Auch hinter der Arbeitsgruppe 802.3bu stecken Anforderungen aus dem Automotive-Bereich. Die Stromverteilung soll über die Datenleitungen erfolgen und auch funktionieren, wenn keine Daten übertragen werden. Strom und Spannung sollen für Automotive-, Transport- und Industrial-Control-Anwendungen geeignet sein, insbesondere was EMV und Temperatur betrifft. Wichtig ist dabei eine schnelle Startup-Funktion mit vordefinierten Strom- und Spannungskonfigurationen. Nicht zuletzt steht auch die Kompatibilität zum kommenden 1000Base-T1-Standard (802.3bp) im Fokus. PoDL ("Pudel") ist eine neue Arbeitsgruppe, sie erhielt ihren Normierungsauftrag Anfang 2015. Derzeit arbeitet sie am Draft D 0.2 und will ebenfalls Anfang 2017 fertig sein.

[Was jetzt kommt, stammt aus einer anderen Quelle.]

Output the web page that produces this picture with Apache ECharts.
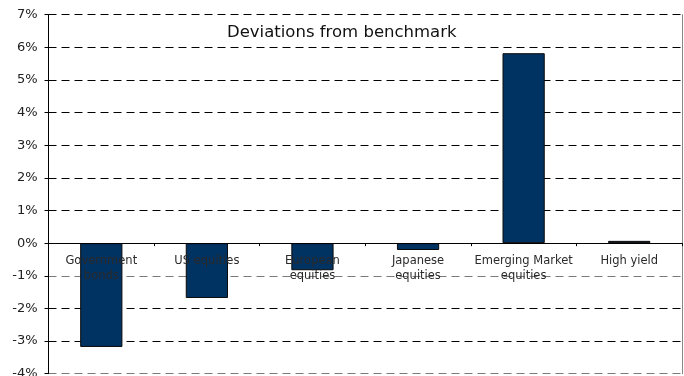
<!DOCTYPE html>
<html>
<head>
<meta charset="utf-8">
<script src="https://cdn.jsdelivr.net/npm/echarts@6/dist/echarts.min.js"></script>
<style>
  html, body { margin: 0; padding: 0; background: #fff; }
  #chart { width: 684px; height: 376px; }
</style>
</head>
<body>
<div id="chart"></div>
<script>
// Asset-class deviations from the benchmark, in percent
const categories = ['Government\nbonds', 'US equities', 'European\nequities', 'Japanese\nequities', 'Emerging Market\nequities', 'High yield'];
const deviations = [-3.18, -1.68, -0.83, -0.21, 5.82, 0.07];
const yMin = -4;
const yMax = 7;
const yStep = 1;
const titleText = 'Deviations from benchmark';

const fontFamily = "'DejaVu Sans', sans-serif";
const chart = echarts.init(document.getElementById('chart'), null, { renderer: 'canvas' });

// Gridline colours cycle from the bottom line upwards
const gridColors = [];
for (let v = yMin; v <= yMax; v += yStep) {
  gridColors.push(v === -4 || v === -1 ? '#7a7a7a' : '#000');
}

const labelGap = 10.5; // distance of category labels below the zero line

chart.setOption({
  animation: false,
  backgroundColor: '#fff',
  title: {
    text: titleText,
    left: 222,
    top: 19,
    textStyle: { fontFamily: fontFamily, fontSize: 16.5, fontWeight: 'normal', color: '#111' }
  },
  grid: { left: 48.5, right: 2, top: 14.7, bottom: 2.3, containLabel: false, outerBoundsMode: 'none' },
  xAxis: {
    type: 'category',
    data: categories,
    z: 5,
    axisLine: { onZero: true, onZeroAxisIndex: 0, lineStyle: { color: '#000', width: 1 } },
    axisTick: { show: true, length: 3, lineStyle: { color: '#000' } },
    axisLabel: {
      interval: 0,
      margin: labelGap,
      fontFamily: fontFamily,
      fontSize: 11.5,
      lineHeight: 15,
      color: '#2a2a2a'
    },
    splitLine: { show: false }
  },
  yAxis: [
    {
      type: 'value',
      min: yMin,
      max: yMax,
      interval: yStep,
      axisLine: { show: true, lineStyle: { color: '#000', width: 1 } },
      axisTick: { show: true, length: 4, lineStyle: { color: '#000' } },
      axisLabel: {
        formatter: '{value}%',
        margin: 11,
        fontFamily: fontFamily,
        fontSize: 13,
        color: '#222'
      },
      splitLine: {
        show: true,
        lineStyle: { type: [8, 5], color: gridColors, width: 1 }
      }
    },
    {
      // right-hand frame edge
      type: 'value',
      min: yMin,
      max: yMax,
      interval: yStep,
      position: 'right',
      axisLine: { show: true, lineStyle: { color: '#888', width: 1 } },
      axisTick: { show: false },
      axisLabel: { show: false },
      splitLine: { show: false }
    }
  ],
  series: [
    {
      type: 'bar',
      data: deviations,
      barWidth: '40%',
      itemStyle: { color: '#003262', borderColor: '#0a0a0a', borderWidth: 1 }
    }
  ]
});

// Category labels sit just under the zero line rather than at the frame bottom
const yZero = chart.convertToPixel({ yAxisIndex: 0 }, 0);
const yBottom = chart.convertToPixel({ yAxisIndex: 0 }, yMin);
chart.setOption({
  xAxis: { axisLabel: { margin: labelGap - (yBottom - yZero) } }
});
</script>
</body>
</html>
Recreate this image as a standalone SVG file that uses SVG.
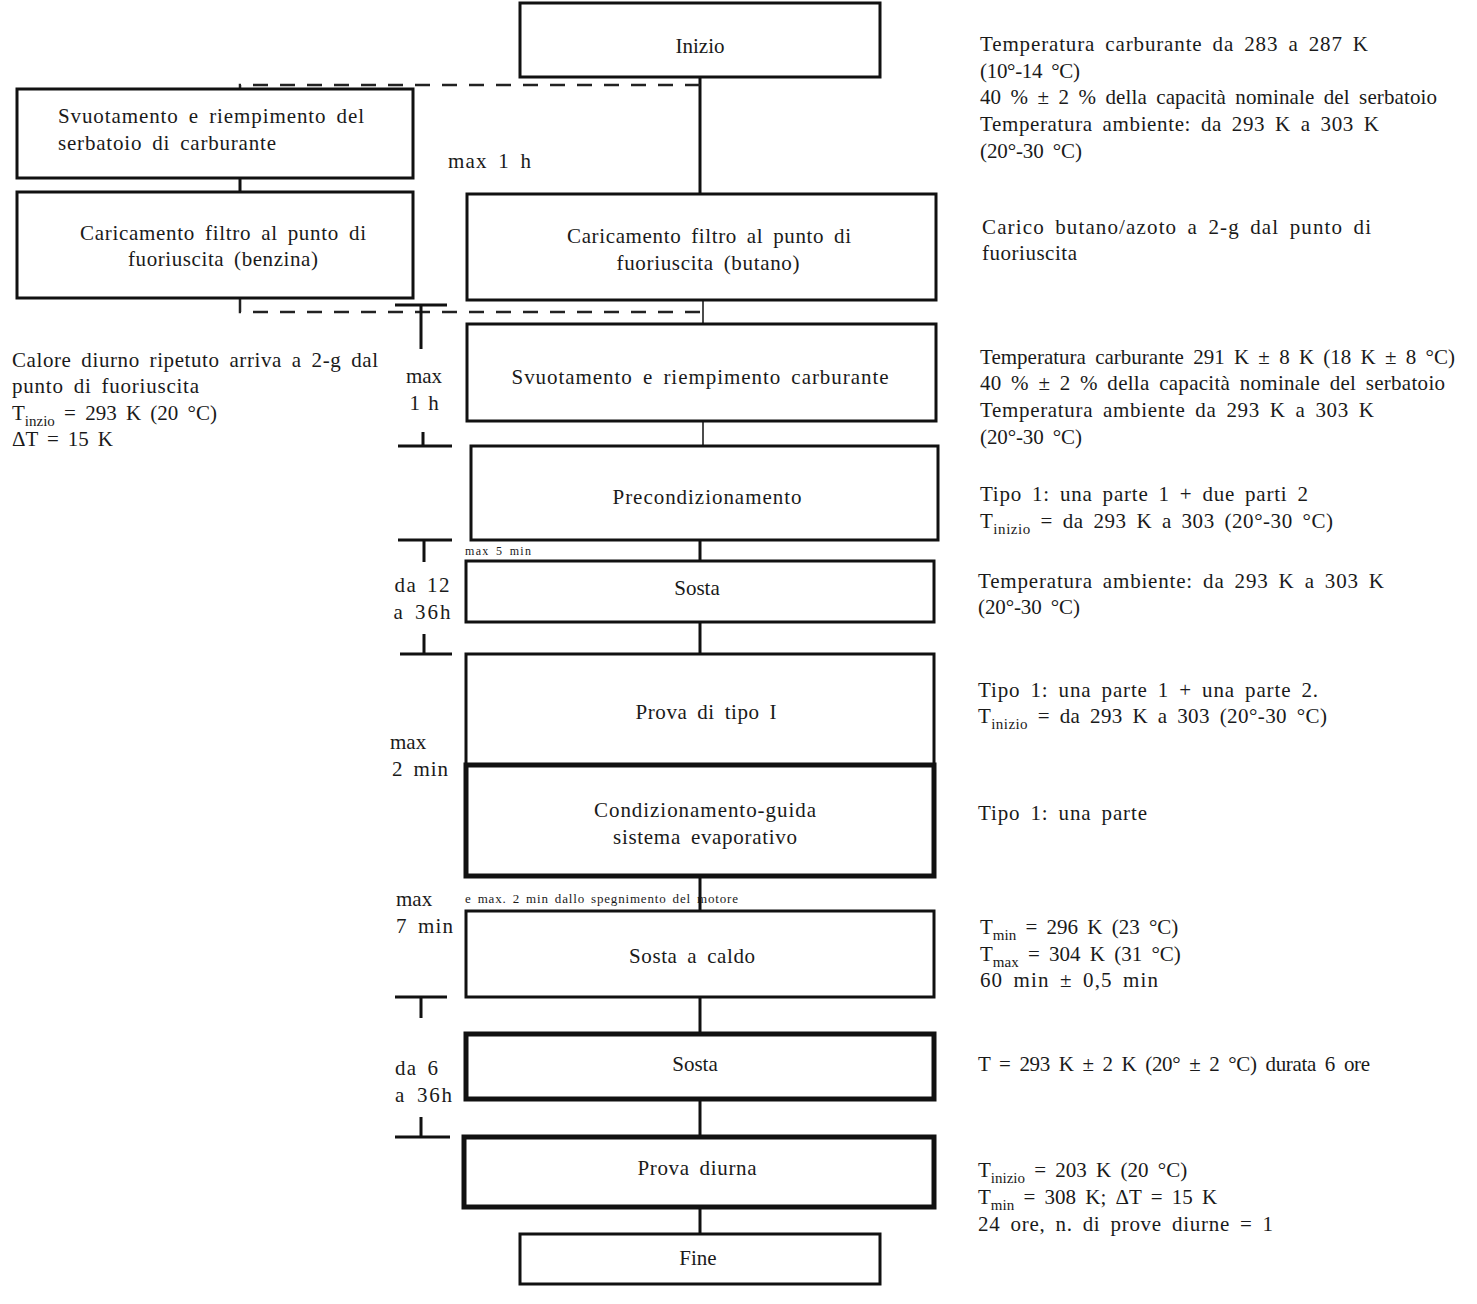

Die 400-GBit/s-Arbeitsgruppe hat erst im Juli 2014 ihren Normierungsauftrag erhalten. Dennoch hatte sie bei der Herbstkonferenz die meisten Teilnehmer innerhalb 802.3. Sie hat ihre Ziele (Objectives) so formuliert:
MAC-Datenrate von 400 GBit/s,
geeignete Unterstützung von OTN (Optical Transport Network) sowie
optional ein 400-GBit/s-AUI-Interface für Chip-Chip- und Chip-Module-Anwendungen.
Definitionen für physikalische Glasfaserschnittstellen soll es geben für:
100 m über Multimode,
500 m über Singlemode,
2 km über Singlemode und
10 km über Singlemode.
Zudem erfolgte ein Antrag, die Arbeit auf 50 GBit/s auszudehnen. Diesem stimmten die Experten auch zu, allerdings soll das Projekt später in eine eigene Arbeitsgruppe übergehen. Derzeit arbeiten die Beteiligten an den Baseline-Proposals. Im Frühjahr 2017 soll der Standard fertig sein.
Die Maintenance Gruppe (802.3bx) integriert die heute separat veröffentlichten und die bis 2017 zu erwartenden Standards in das neue Gesamtwerk IEEE Std 802.3-2017. Dieses soll das heutige Gesamtwerk IEEE Std 802.3-2012 ablösen. Der Umfang des 2017-Standards wir gigantisch sein, Beteiligte rechnen mit über 4.000 Seiten. Heute sind alle Kapitel geplant, die Arbeit konzentriert sich auf den Draft 2.0. Der Zieltermin ist der März 2017.
 
Standards in Vorbereitung
Vor der Entwicklung eines Standards steht ein sogenannter PAR (Project Authorisation Request) an. Einen solchen PAR erarbeiten die Study Groups, von denen es derzeit zwei aktive gibt:
25 GBit/s Ethernet und
Gigabit POF (Plastic [Polymer] Optical Fiber).
Nachdem ein erster Call for Interest schiefgegangen war, hat die Study Group zu 25 GBit/s Ethernet nun die Aufgabe, einen PAR vorzubereiten. Ziele dieses zukünftigen Standards sind neben den üblichen Ethernet-Zielen die Entwicklung eines Single-Lane-25 GBit/s-Interfaces für eine Backplane (entsprechend 802.3bj, Clause 93), Kupfer-Twinax-Kabel mit einer Länge vom maximal drei Metern, einer Variante für maximal fünf Meter Länge und Multimode Fiber entsprechend 802.3bm (Clause 95). Diese Techniken sollen das von der ITU definierte OTN (Optical Transport Network) unterstützen. Project Authorisation Request und Objectives und Criteria for Standards Development (CSD) sind von 802.3 abgestimmt.

Bild 2. Gültige 802.3-Standards.

Bild 1. Übersicht über die laufenden 802.3-Projekte.